The lilacs are in their last week of robustness and I am reminded of the brevity of life. In walking back down the driveway from picking up the mail, I have, for the last couple of weeks, paused to plunge my nose into a plume of lilac blossom. It is quite intoxicating and sometimes a bold act with bees all jostling and pushing for their place in the petals.

I reluctantly pulled away and only then noticed a flicker of blue pass dreamily in the sunlight. It was a spring azure, a delicate butterfly that spans no more than about an inch. It flittered on some grasses and then lifted off and hovered about a lilac blossom. It seemed tentative. The flittering blue seemed to caress the full lilac as it undecidedly hovered. Was the insect seeing, or perhaps smelling, this blue as a voluptuous potential female azure?

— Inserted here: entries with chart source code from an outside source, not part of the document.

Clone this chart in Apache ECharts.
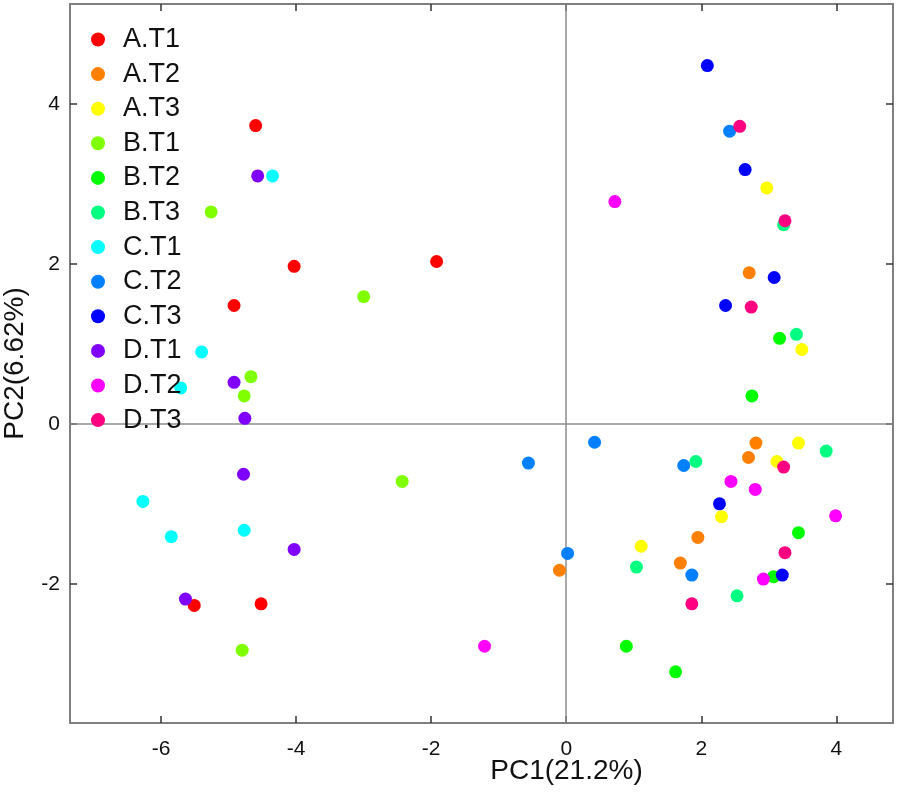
<!DOCTYPE html>
<html>
<head>
<meta charset="utf-8">
<script src="https://cdn.jsdelivr.net/npm/echarts@6/dist/echarts.min.js"></script>
<style>html,body{margin:0;padding:0;background:#fff;}#c{width:898px;height:803px;}</style>
</head>
<body>
<div id="c"></div>
<script>
var groupNames = ['A.T1','A.T2','A.T3','B.T1','B.T2','B.T3','C.T1','C.T2','C.T3','D.T1','D.T2','D.T3'];
var groupColors = ['#ff0000','#ff8000','#ffff00','#80ff00','#00ff00','#00ff80','#00ffff','#0080ff','#0000ff','#8000ff','#ff00ff','#ff0080'];

var A_T1 = [[-4.60,3.73],[-4.03,1.97],[-1.92,2.03],[-4.92,1.48],[-5.51,-2.27],[-4.52,-2.25]];
var A_T2 = [[2.71,1.89],[2.81,-0.24],[2.70,-0.42],[1.95,-1.42],[1.69,-1.74],[-0.10,-1.83]];
var A_T3 = [[2.97,2.95],[3.49,0.93],[3.44,-0.24],[3.12,-0.47],[2.30,-1.16],[1.11,-1.53]];
var B_T1 = [[-5.26,2.65],[-3.00,1.59],[-4.67,0.59],[-4.77,0.35],[-2.43,-0.72],[-4.80,-2.83]];
var B_T2 = [[3.16,1.07],[2.75,0.35],[3.44,-1.36],[3.07,-1.91],[0.89,-2.78],[1.62,-3.10]];
var B_T3 = [[3.22,2.49],[3.41,1.12],[3.85,-0.34],[1.92,-0.47],[1.04,-1.79],[2.53,-2.15]];
var C_T1 = [[-4.35,3.10],[-5.40,0.90],[-5.71,0.45],[-6.27,-0.97],[-5.85,-1.41],[-4.77,-1.33]];
var C_T2 = [[2.42,3.66],[-0.56,-0.49],[0.42,-0.23],[0.02,-1.62],[1.74,-0.52],[1.86,-1.89]];
var C_T3 = [[2.09,4.48],[2.65,3.18],[3.08,1.83],[2.36,1.48],[2.27,-1.00],[3.20,-1.89]];
var D_T1 = [[-4.57,3.10],[-4.92,0.52],[-4.76,0.07],[-4.78,-0.63],[-4.03,-1.57],[-5.64,-2.19]];
var D_T2 = [[0.72,2.78],[2.44,-0.72],[2.80,-0.82],[3.99,-1.15],[2.92,-1.94],[-1.21,-2.78]];
var D_T3 = [[2.57,3.72],[3.24,2.54],[2.74,1.46],[3.22,-0.54],[3.24,-1.61],[1.86,-2.25]];

var groupData = [A_T1,A_T2,A_T3,B_T1,B_T2,B_T3,C_T1,C_T2,C_T3,D_T1,D_T2,D_T3];

var xTicks = [-6,-4,-2,0,2,4];
var yTicks = [-2,0,2,4];
var xMin = -7.35, xMax = 4.84;
var yMin = -3.74, yMax = 5.25;

var frameColor = '#7f7f7f';
var fontFam = 'Liberation Sans, Arial, sans-serif';

var series = groupNames.map(function(n,i){
  var s = {
    name: n, type: 'scatter', data: groupData[i],
    symbol: 'circle', symbolSize: 13,
    itemStyle: {color: groupColors[i], opacity: 1},
    emphasis: {disabled: true}, z: 3
  };
  if (i === 0) {
    s.markLine = {
      silent: true, symbol: ['none','none'], label: {show:false},
      lineStyle: {color: '#8c8c8c', width: 1.5, type: 'solid'},
      data: [{xAxis: 0}, {yAxis: 0}], z: 1, animation: false
    };
  }
  return s;
});

function mkX(pos, show){
  return {
    type:'value', position: pos, min:xMin, max:xMax,
    axisLine:{show:true, onZero:false, lineStyle:{color:frameColor, width:2}},
    axisTick:{show:true, inside:true, length:7, customValues:xTicks, lineStyle:{color:'#333', width:1.5}},
    axisLabel:{show:show, customValues:xTicks, color:'#111', fontSize:21, fontFamily:fontFam, margin:16},
    splitLine:{show:false},
    name: show ? 'PC1(21.2%)' : '', nameLocation:'middle', nameGap:34, nameMoveOverlap:false,
    nameTextStyle:{color:'#111', fontSize:28, fontFamily:fontFam, padding:[0,0,0,170]}
  };
}
function mkY(pos, show){
  return {
    type:'value', position: pos, min:yMin, max:yMax,
    axisLine:{show:true, onZero:false, lineStyle:{color:frameColor, width:2}},
    axisTick:{show:true, inside:true, length:7, customValues:yTicks, lineStyle:{color:'#333', width:1.5}},
    axisLabel:{show:show, customValues:yTicks, color:'#111', fontSize:21, fontFamily:fontFam, margin:10},
    splitLine:{show:false},
    name: show ? 'PC2(6.62%)' : '', nameLocation:'middle', nameGap:41, nameRotate:90, nameMoveOverlap:false,
    nameTextStyle:{color:'#111', fontSize:28, fontFamily:fontFam}
  };
}

var chart = echarts.init(document.getElementById('c'), null, {renderer:'canvas'});
chart.setOption({
  animation: false,
  backgroundColor: '#ffffff',
  grid: {left:70, right:5, top:4, bottom:80, containLabel:false, outerBoundsMode:'none'},
  xAxis: [mkX('bottom', true), mkX('top', false)],
  yAxis: [mkY('left', true), mkY('right', false)],
  legend: {
    orient:'vertical', left:86, top:21,
    itemWidth:40, itemHeight:14, itemGap:7.6, icon:'circle',
    textStyle:{color:'#111', fontSize:27, fontFamily:fontFam, lineHeight:27},
    data: groupNames
  },
  series: series
});
</script>
</body>
</html>
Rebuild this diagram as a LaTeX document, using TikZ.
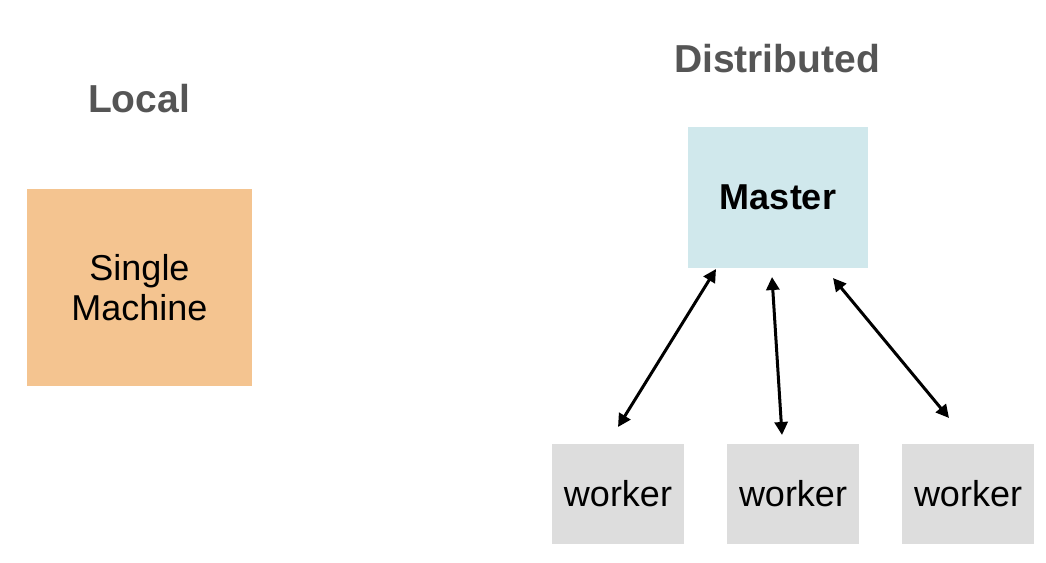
\documentclass[tikz,border=0pt]{standalone}
\usepackage{fontspec}
\setmainfont{Liberation Sans}
\usetikzlibrary{arrows.meta}
\definecolor{orangebox}{HTML}{F4C490}
\definecolor{masterbox}{HTML}{D0E8EC}
\definecolor{workerbox}{HTML}{DDDDDD}
\definecolor{titlegrey}{HTML}{555555}
\tikzset{
  boxbase/.style={inner sep=0pt, align=center, font=\fontsize{36}{40}\selectfont},
  localbox/.style={boxbase, fill=orangebox, minimum width=225pt, minimum height=197pt},
  masterstyle/.style={boxbase, fill=masterbox, minimum width=180pt, minimum height=141pt, font=\fontsize{36}{40}\selectfont\bfseries},
  workerstyle/.style={boxbase, fill=workerbox, minimum width=132pt, minimum height=100pt},
  titlestyle/.style={inner sep=0pt, text=titlegrey, font=\fontsize{39}{44}\selectfont\bfseries},
  link/.style={line width=3pt, {Triangle[length=13pt,width=13pt]}-{Triangle[length=13pt,width=13pt]}}
}
\begin{document}
\begin{tikzpicture}[x=1pt,y=-1pt]
\useasboundingbox (0,0) rectangle (1046,562);
\node[titlestyle] (localt) at (139,99) {Local};
\node[titlestyle] (distt) at (777,59) {Distributed};
\node[localbox] (single) at (139.5,287.5) {Single\\Machine};
\node[masterstyle] (master) at (778,197.5) {Master};
\node[workerstyle] (w1) at (618,494) {worker};
\node[workerstyle] (w2) at (793,494) {worker};
\node[workerstyle] (w3) at (968,494) {worker};
\coordinate (m1) at (716,269);
\coordinate (m2) at (772,277);
\coordinate (m3) at (833,278);
\coordinate (e1) at (618,427);
\coordinate (e2) at (782,435);
\coordinate (e3) at (949,418);
\draw[link] (e1) -- (m1);
\draw[link] (e2) -- (m2);
\draw[link] (e3) -- (m3);
\end{tikzpicture}
\end{document}
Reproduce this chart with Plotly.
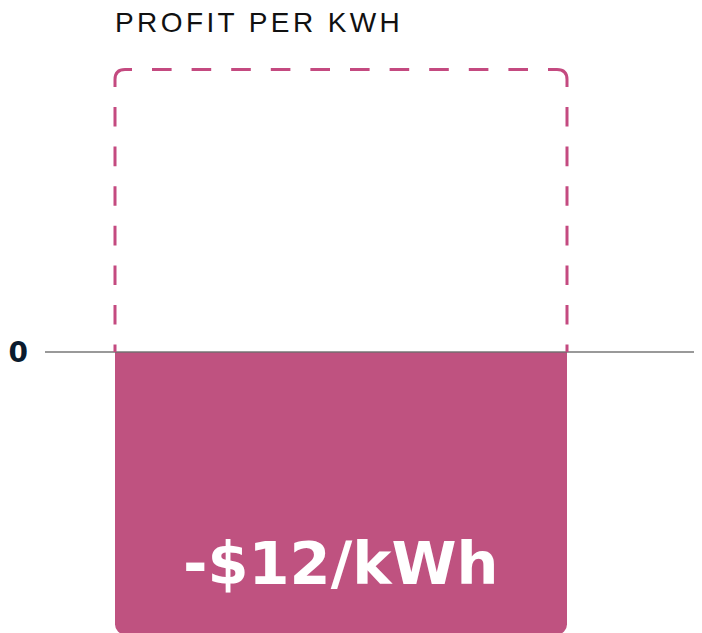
import plotly.graph_objects as go

# ---- data ----
categories = ["Profit per kWh"]
values = [-12]
target_values = [12]
bar_labels = ["-$12/kWh"]
tick_vals = [0]
tick_text = ["0"]
title_text = "PROFIT PER KWH"

# ---- layout constants (pixels) ----
OFF = 8                 # default page body margin
W, H = 702 - OFF, 633 - OFF
ML = 45 - OFF
BAR_PX = 452.0          # pixels per x unit (bar width = 1 unit)
Y_PX = 23.54            # pixels per y unit
ZERO_PX = 352.0 - OFF   # pixel row of zero inside the figure
LEFT_PAD = 70.0         # pixels between plot left and bar left
LABEL_UP = 70.5         # label centre above bar end, px

BAR_COLOR = "#BF5280"
DASH_COLOR = "#C44A80"
ZERO_COLOR = "rgba(110,110,110,0.7)"

xs = list(range(len(categories)))
x0 = -0.5 - LEFT_PAD / BAR_PX
x_range = [x0, x0 + (W - ML) / BAR_PX]
y_range = [-(H - ZERO_PX) / Y_PX, ZERO_PX / Y_PX]

fig = go.Figure()
fig.add_trace(go.Bar(
    x=xs, y=values, width=1.0,
    marker=dict(color=BAR_COLOR, cornerradius=10, line=dict(width=0)),
    hoverinfo="skip", showlegend=False,
))

shapes = []
# zero line across the full width
shapes.append(dict(type="line", xref="paper", yref="y", x0=0, x1=1.05, y0=0, y1=0,
                   line=dict(color=ZERO_COLOR, width=2), layer="above"))

# dashed outline for the target values
rx, ry = 10 / BAR_PX, 10 / Y_PX
cx, cy = 17 / BAR_PX, 17.5 / Y_PX
dash_pat = "0px,20px,19.6px,0px"
line_solid = dict(color=DASH_COLOR, width=3)
line_dash = dict(color=DASH_COLOR, width=3, dash=dash_pat)
for xc, t in zip(xs, target_values):
    L, R, T = xc - 0.5, xc + 0.5, t
    shapes.append(dict(type="path", xref="x", yref="y", line=line_solid, layer="above",
                       path=f"M {L},{T-cy} L {L},{T-ry} Q {L},{T} {L+rx},{T} L {L+cx},{T}"))
    shapes.append(dict(type="path", xref="x", yref="y", line=line_solid, layer="above",
                       path=f"M {R},{T-cy} L {R},{T-ry} Q {R},{T} {R-rx},{T} L {R-cx},{T}"))
    shapes.append(dict(type="path", xref="x", yref="y", line=line_dash, layer="above",
                       path=f"M {L+cx},{T} L {R-cx},{T}"))
    shapes.append(dict(type="path", xref="x", yref="y", line=line_dash, layer="above",
                       path=f"M {L},{T-cy} L {L},0"))
    shapes.append(dict(type="path", xref="x", yref="y", line=line_dash, layer="above",
                       path=f"M {R},{T-cy} L {R},0"))

annotations = []
for xc, v, lab in zip(xs, values, bar_labels):
    annotations.append(dict(
        x=xc, y=v + LABEL_UP / Y_PX, xref="x", yref="y", text=lab, showarrow=False,
        yanchor="middle", xanchor="center",
        font=dict(family="DejaVu Sans", size=59, color="white", weight="bold"),
    ))

fig.update_layout(
    width=W, height=H,
    margin=dict(l=ML, r=0, t=0, b=0, pad=0),
    paper_bgcolor="white", plot_bgcolor="white",
    title=dict(
        text=f'<span style="letter-spacing:3.4px">{title_text}</span>',
        x=(115 - OFF) / W, xanchor="left", xref="container",
        y=1 - (22 - OFF) / H, yanchor="middle", yref="container",
        pad=dict(t=0, b=0, l=0, r=0),
        font=dict(family="Liberation Sans, Arial", size=28, color="#111111"),
    ),
    xaxis=dict(range=x_range, visible=False, fixedrange=True),
    yaxis=dict(
        range=y_range, showgrid=False, showline=False, zeroline=False,
        tickvals=tick_vals, ticktext=tick_text, ticks="",
        tickfont=dict(family="DejaVu Sans", size=28, color="#0B1B2E", weight="bold"),
        ticklabelstandoff=16, fixedrange=True,
    ),
    shapes=shapes,
    annotations=annotations,
    showlegend=False,
)

fig.write_html("out.html")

I like the word azure. Few people have eyes so blue as my wife Nancy’s eyes. In fact they are worthy of the title “azure.” Such a title bears a dignity that is a more royal title.

I suspect that our eyes linger on pigments of blue longer in the spring than in the summer because after a monochromatic winter of black and white, we celebrate a much-needed drink of color. Even Thoreau could not hold back when he pronounced “The bluebird wears (the blue of) April on it’s back.” He also expressed lakes, in their return to a liquid state as “the eye’s of God.” Blue can do that to you.

Taking that a step further I had to pick up my annual purchase of a “Summer Delight” blue (of course) hydrangea at a local nursery. To test my theory of our sudden spring attraction to blue, I lingered and strolled slowly among the geraniums, just below the hanging pots of flowers. From here I could easily case out the cash register to spy on purchased choices.

Mostly I learned that the nursery business is very lucrative in May. Folks resemble the little spring azure butterfly in their dance around the nursery, pausing, alighting and then moving on to the next prize. Though reds were popular, I am going to declare blue having the edge. Surprisingly white petals rank high in popular purchases.

As I pulled into our driveway, an intensely blue bluebird was perched on our mailbox. Not only that but this welcome overdose of blue splashed my sensorial system just as the Bob Dylan CD was kicking out, you guessed it, “Tangled Up In Blue!

I was absolutely in the midst of a blue day and my mood soared on the tail of the departing bluebird.